THE REQUEST
Your task is to copy every line of the records below that contains "this".

****************

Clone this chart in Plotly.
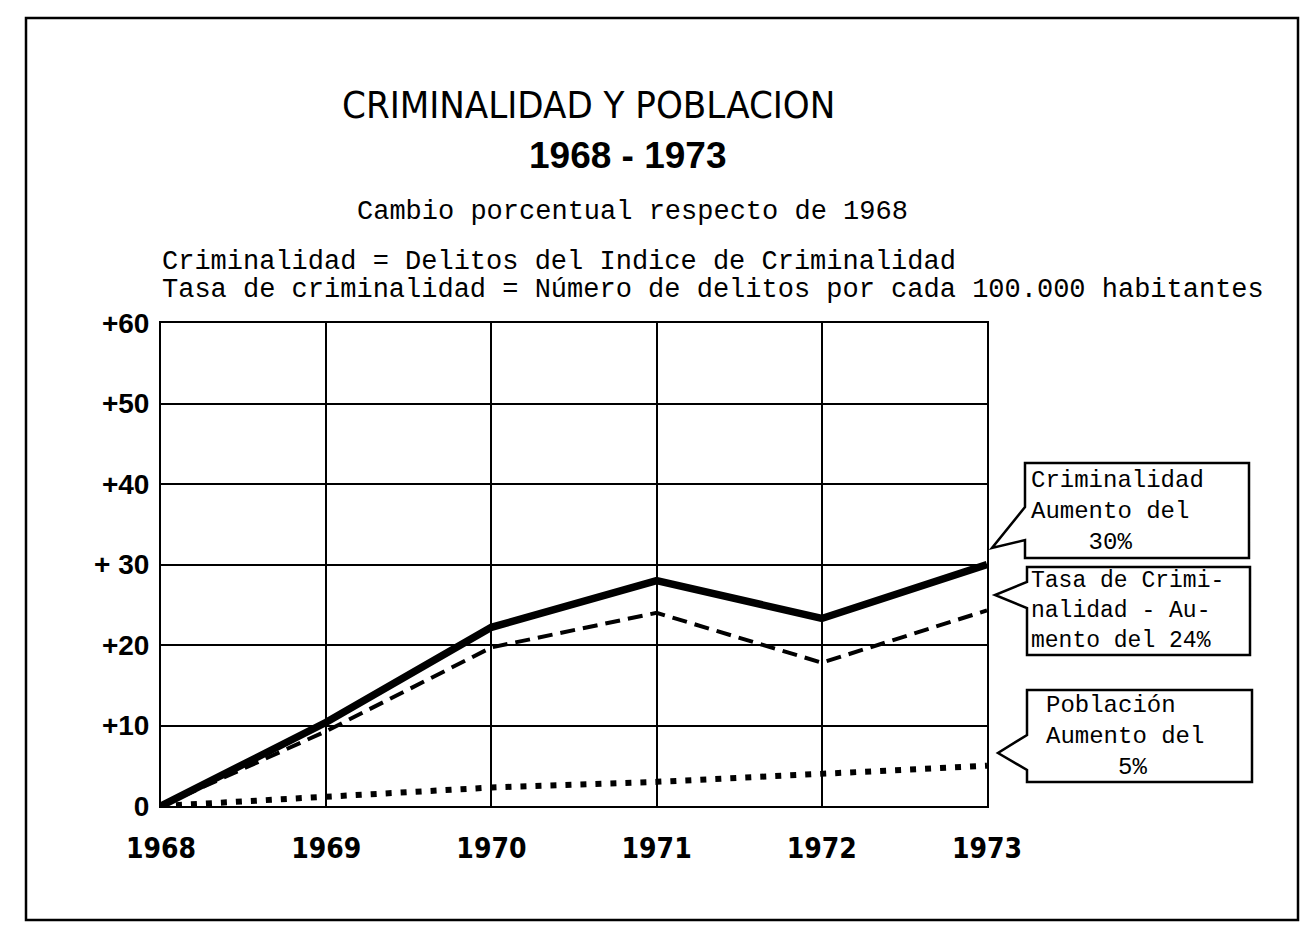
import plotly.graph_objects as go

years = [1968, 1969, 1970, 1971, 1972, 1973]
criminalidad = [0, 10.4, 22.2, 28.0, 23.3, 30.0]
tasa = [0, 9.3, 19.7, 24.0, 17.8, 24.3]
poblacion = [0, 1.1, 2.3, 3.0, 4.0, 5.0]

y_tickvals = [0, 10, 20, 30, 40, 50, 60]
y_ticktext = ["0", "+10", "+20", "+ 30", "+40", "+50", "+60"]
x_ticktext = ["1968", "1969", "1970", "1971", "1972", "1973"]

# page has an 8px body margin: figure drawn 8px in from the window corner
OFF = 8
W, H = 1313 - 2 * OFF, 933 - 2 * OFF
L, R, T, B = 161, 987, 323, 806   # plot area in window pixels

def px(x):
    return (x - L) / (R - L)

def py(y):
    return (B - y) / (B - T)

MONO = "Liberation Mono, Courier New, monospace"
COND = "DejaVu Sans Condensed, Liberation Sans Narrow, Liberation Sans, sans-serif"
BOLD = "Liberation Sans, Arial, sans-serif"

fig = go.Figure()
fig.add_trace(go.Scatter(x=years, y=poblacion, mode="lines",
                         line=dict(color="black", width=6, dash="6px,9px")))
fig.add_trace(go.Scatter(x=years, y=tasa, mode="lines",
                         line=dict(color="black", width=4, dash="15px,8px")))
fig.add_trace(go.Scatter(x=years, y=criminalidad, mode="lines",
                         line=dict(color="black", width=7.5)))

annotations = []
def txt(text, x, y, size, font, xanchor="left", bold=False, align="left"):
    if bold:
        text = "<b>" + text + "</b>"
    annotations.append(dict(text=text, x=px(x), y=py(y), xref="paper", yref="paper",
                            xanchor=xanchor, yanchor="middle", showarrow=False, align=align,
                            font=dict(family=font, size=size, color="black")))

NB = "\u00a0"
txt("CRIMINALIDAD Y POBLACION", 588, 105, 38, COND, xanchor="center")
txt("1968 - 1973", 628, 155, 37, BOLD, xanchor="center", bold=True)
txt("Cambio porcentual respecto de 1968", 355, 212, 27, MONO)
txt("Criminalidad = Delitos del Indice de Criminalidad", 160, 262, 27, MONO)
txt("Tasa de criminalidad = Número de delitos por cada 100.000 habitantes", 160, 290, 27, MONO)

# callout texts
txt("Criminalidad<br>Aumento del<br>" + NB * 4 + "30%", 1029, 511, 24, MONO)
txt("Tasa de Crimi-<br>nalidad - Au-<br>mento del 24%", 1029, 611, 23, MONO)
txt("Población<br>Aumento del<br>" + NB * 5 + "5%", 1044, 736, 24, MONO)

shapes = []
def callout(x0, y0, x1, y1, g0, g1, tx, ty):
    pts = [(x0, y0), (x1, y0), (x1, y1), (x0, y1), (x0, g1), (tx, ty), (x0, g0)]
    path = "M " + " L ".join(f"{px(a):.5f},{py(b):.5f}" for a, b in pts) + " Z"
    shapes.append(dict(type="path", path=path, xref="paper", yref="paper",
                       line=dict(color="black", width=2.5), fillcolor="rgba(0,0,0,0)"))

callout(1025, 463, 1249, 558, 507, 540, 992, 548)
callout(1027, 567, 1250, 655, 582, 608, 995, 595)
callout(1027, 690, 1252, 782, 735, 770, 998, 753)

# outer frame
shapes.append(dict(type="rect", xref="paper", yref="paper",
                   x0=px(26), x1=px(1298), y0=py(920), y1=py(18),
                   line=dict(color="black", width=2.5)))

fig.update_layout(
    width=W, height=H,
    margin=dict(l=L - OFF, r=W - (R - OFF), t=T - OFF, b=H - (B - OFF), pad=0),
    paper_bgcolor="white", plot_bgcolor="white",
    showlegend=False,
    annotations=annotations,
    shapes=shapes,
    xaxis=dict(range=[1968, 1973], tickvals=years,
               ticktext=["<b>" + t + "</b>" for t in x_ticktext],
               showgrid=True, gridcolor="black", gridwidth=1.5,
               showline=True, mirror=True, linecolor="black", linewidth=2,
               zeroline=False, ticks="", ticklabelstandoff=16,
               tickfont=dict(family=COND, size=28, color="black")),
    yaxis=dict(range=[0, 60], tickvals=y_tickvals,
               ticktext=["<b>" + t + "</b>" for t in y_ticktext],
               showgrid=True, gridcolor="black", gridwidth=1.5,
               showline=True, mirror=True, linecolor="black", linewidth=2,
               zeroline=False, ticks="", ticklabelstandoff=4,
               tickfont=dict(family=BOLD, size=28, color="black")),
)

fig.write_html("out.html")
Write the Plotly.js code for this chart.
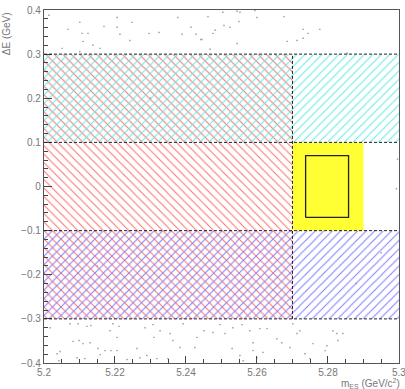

****************

EXERCISE ANSWER
Clone this chart in Plotly.
Write the Plotly.js code for this chart.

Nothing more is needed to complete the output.